Na razie tylko luźne zapowiedzi
Koleje Małopolskie tłumaczyły to
ograniczoną przepustowością infrastruktury i przyjętymi przez PKP PLK rozwiązaniami ruchowymi. Oba perony zbudowano przy tzw. torach aglomeracyjnych, ale jak wskazywał przewoźnik, korzystają z nich także pociągi dalekobieżne jadące m.in. w stronę granicy czeskiej. Kursy SKA z kierunku Tarnowa, a także pociągi regionalne, np. z Krynicy, mogą zaś zostać skierowane na tory bez krawędzi peronowych.
Decyzja ta wzbudziła spore kontrowersje, więc samorząd województwa zapowiedział działania mające doprowadzić do zatrzymania na Grzegórzkach także kursów z kierunku Tarnowa. Aktualne stanowisko przewoźnika każe jednak zachować sporą ostrożność co do wskazywanego przez UMWM październikowego terminu wdrożenia udogodnień. – Jeżeli obecnie wypracowany schemat zatrzymywania się pociągów na nowej stacji kolejowej będzie przebiegał pomyślnie, wówczas w miarę możliwości będą dokonywane zmiany w zakresie ustaleń dotyczących wyznaczenia postojów na tym przystanku dla linii SKA3 – wskazał w odpowiedzi na nasze pytania Departament Marketingu Kolei Małopolskich.
Kilkuminutowe przesiadki w obrębie Krakowa
Spółka przekonuje przy tym, że aktualny model nie oznacza dla pasażerów bardzo dużych utrudnień. Postoje wyznaczono bowiem dla ponad 120 pociągów aglomeracyjnych i regionalnych linii SKA1 i SKA2 oraz kursów Polregio m.in. do Zakopanego. – Niemal dla wszystkich kursów SKA3 zapewniono możliwość kilkuminutowej przesiadki na przystanku Kraków-Zabłocie – usłyszeliśmy. Wojewódzka spółka podkreśla, że po przyjeździe np. z Tarnowa na kurs zatrzymujący się na przystanku Grzegórzki należy oczekiwać na tym samym peronie.
Koleje Małopolskie argumentują, że zatrzymanie pociągów linii SKA3 na nowym przystanku mogłoby doprowadzić do konieczności uruchamiania pociągów w godzinach mniej atrakcyjnych dla podróżnych. Mówią też o większym ryzyku powstawania opóźnień. Nie wskazują zatem jednoznacznie, ile pociągów SKA3 mogłoby doczekać się wyznaczenia dodatkowego postoju.

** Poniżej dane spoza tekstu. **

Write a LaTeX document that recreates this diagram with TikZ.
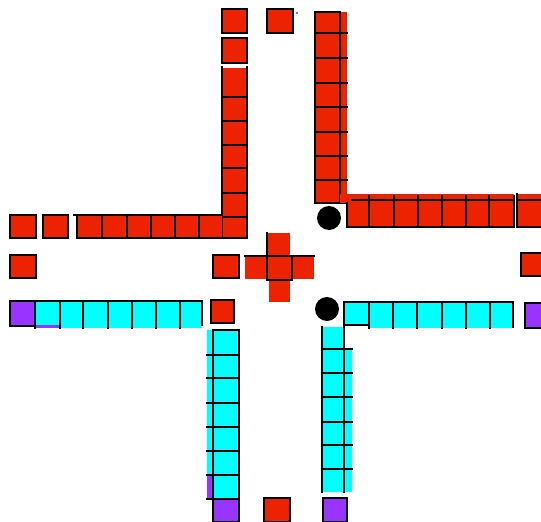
\documentclass[tikz,border=0pt]{standalone}
\definecolor{cred}{RGB}{236,34,0}
\definecolor{ccyan}{RGB}{0,255,255}
\definecolor{cpurp}{RGB}{153,51,255}
\tikzset{
 edge/.style={draw=black,line width=2.4pt,line cap=rect},
 rsq/.style={fill=cred,draw=black,line width=2.4pt},
 psq/.style={fill=cpurp,draw=black,line width=2.4pt},
}
\begin{document}
\begin{tikzpicture}[x=1pt,y=-1pt]
\useasboundingbox (0,0) rectangle (541,522);
\fill[white] (0,0) rectangle (541,522);

% ---- top isolated red squares
\path[rsq] (222,9) rectangle (247,33);
\path[rsq] (222,38) rectangle (247,63);
\path[rsq] (267,9) rectangle (293,33);
\fill (297,13) circle (0.8);

% ---- left red vertical column
\fill[cred] (222,68) rectangle (247,238);
\draw[edge] (222,67) -- (222,238);
\draw[edge] (247,67) -- (247,238);
\foreach \y in {97,121,145,168,193,217} \draw[edge] (222,\y) -- (247,\y);

% ---- left red row
\path[rsq] (10,215) rectangle (36,238);
\path[rsq] (43,215) rectangle (68,238);
\fill[cred] (77,215) rectangle (222,238);
\draw[edge] (74,215) -- (222,215);
\draw[edge] (77,215) -- (77,238) -- (247,238);
\foreach \x in {102,127,151,175,199} \draw[edge] (\x,215) -- (\x,238);

% ---- second row red squares
\path[rsq] (10,255) rectangle (36,278);
\path[rsq] (213,255) rectangle (239,278);
\path[rsq] (521,253) rectangle (545,276);

% ---- cross
\fill[cred] (267,233) rectangle (290,256);
\fill[cred] (245,256) rectangle (314,279);
\fill[cred] (269,280) rectangle (290,302);
\draw[edge] (245,256) -- (314,256);
\draw[edge] (267,233) -- (267,280);
\draw[edge] (292,256) -- (292,280);
\draw[edge] (267,280) -- (292,280);

% ---- right red column
\fill[cred] (315,12) rectangle (347,203);
\draw[edge] (340,12) -- (315,12) -- (315,203) -- (345,203);
\draw[edge] (340,12) -- (340,203);
\foreach \y in {33,58,83,107,132,156,180} \draw[edge] (315,\y) -- (347,\y);

% ---- right red row
\fill[cred] (340,194) rectangle (347,203);
\fill[cred] (347,194) rectangle (514,227);
\draw[edge] (352,200) -- (514,200);
\draw[edge] (347,203) -- (347,227) -- (514,227);
\foreach \x in {369,394,418,442,466,489,514} \draw[edge] (\x,196) -- (\x,227);
\fill[cred] (517,194) rectangle (545,227);
\draw[edge] (517,194) -- (517,227) -- (545,227);
\draw[edge] (517,200) -- (545,200);

% ---- black dots
\fill (329,218) circle (12);
\fill (327,309) circle (12);

% ---- left cyan row
\fill[cpurp] (35,325) rectangle (60,328);
\fill[ccyan] (60,325) rectangle (202,328);
\fill[cpurp] (10,301) rectangle (35,325);
\fill[ccyan] (35,301) rectangle (202,325);
\draw[edge] (10,301) -- (202,301) -- (202,325);
\draw[edge] (10,301) -- (10,326) -- (35,326);
\foreach \x in {35,60,83,108,132,156,180} \draw[edge] (\x,301) -- (\x,328);

\path[rsq] (211,300) rectangle (234,323);

% ---- left cyan column
\fill[ccyan] (207,330) rectangle (213,475);
\fill[cpurp] (207,475) rectangle (213,499);
\fill[ccyan] (213,330) rectangle (239,499);
\draw[edge] (213,499) -- (213,330) -- (239,330) -- (239,499);
\foreach \y in {355,378,403,427,451,475} \draw[edge] (207,\y) -- (239,\y);
\draw[edge] (207,499) -- (213,499);
\path[psq] (213,499) rectangle (239,522);

% ---- right cyan row
\fill[ccyan] (344,302) rectangle (513,325);
\fill[ccyan] (369,325) rectangle (513,328);
\draw[edge] (344,302) -- (513,302) -- (513,327);
\draw[edge] (344,325) -- (369,325);
\foreach \x in {369,393,417,442,466,490} \draw[edge] (\x,302) -- (\x,328);
\path[psq] (525,303) rectangle (545,328);

% ---- right cyan column
\fill[ccyan] (322,327) rectangle (344,492);
\fill[ccyan] (344,348) rectangle (352,492);
\draw[edge] (322,327) -- (322,492);
\draw[edge] (344,302) -- (344,492);
\foreach \y in {349,373,397,422,445,469} \draw[edge] (322,\y) -- (352,\y);
\path[psq] (323,498) rectangle (347,522);
\path[rsq] (264,498) rectangle (290,522);
\end{tikzpicture}
\end{document}
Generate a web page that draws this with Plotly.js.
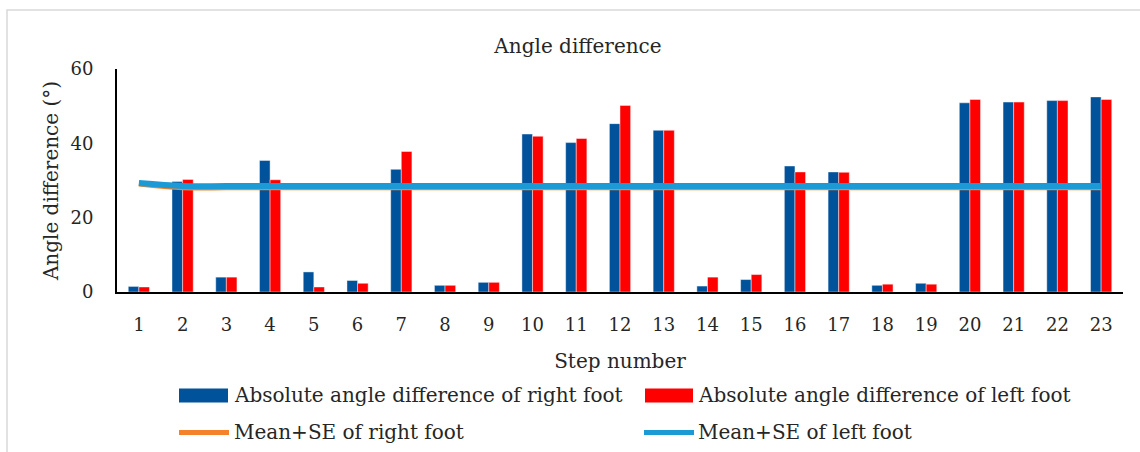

Zbyt zachowawczy rozkład jazdy?Zdaniem Piotra Malepszaka, eksperta infrastruktury kolejowej i m. in. byłego prezesa Kolei Dolnośląskich choć rozwiązania projektowe przyjęte przez inwestora mogłyby uwzględnić większą elastyczność planowania ruchu, to obecnie nie ma żadnego problemu z przepustowością dla zatrzymania na nowym przystanku kolejnych 27 par pociągów regionalnych do i z Tarnowa. - Należy dobrze zaplanować rozkład jazdy pociągów, bo łącznie około 180 pociągów w obydwu kierunkach nie wyczerpie przepustowości dwóch zewnętrznych torów - stwierdza Malepszak.
Jak wskazuje, już dzisiaj w rozkładzie jazdy jest kilkanaście sytuacji, w których pociągi są wyprawiane z Krakowa Głównego w kierunku nowego przystanku w odstępach od 3 do 5 minut. - Zachowanie następstwa na poziomie 5 minut w godzinach szczytu daje przepustowość 12 pociągów na godzinę w jednym kierunku. Po 5 minutach od wyjazdu z Krakowa Głównego pociąg będzie już za przystankiem Kraków Zabłocie, czyli ponad 2 km od stacji początkowej. Kilka pociągów dalekobieżnych w kierunku Zakopanego, które muszą przejechać po torach zewnętrznych ma minimalny wpływ na przepustowość - stwierdza ekspert. - Ta nowa infrastruktura ma się zapełniać pociągami, których można przepuścić nie 60 czy 90 w jednym kierunku po zewnętrznych torach, ale dwa razy więcej - podsumowuje, podając przykłady takiego planowania ruchu we Wrocławiu.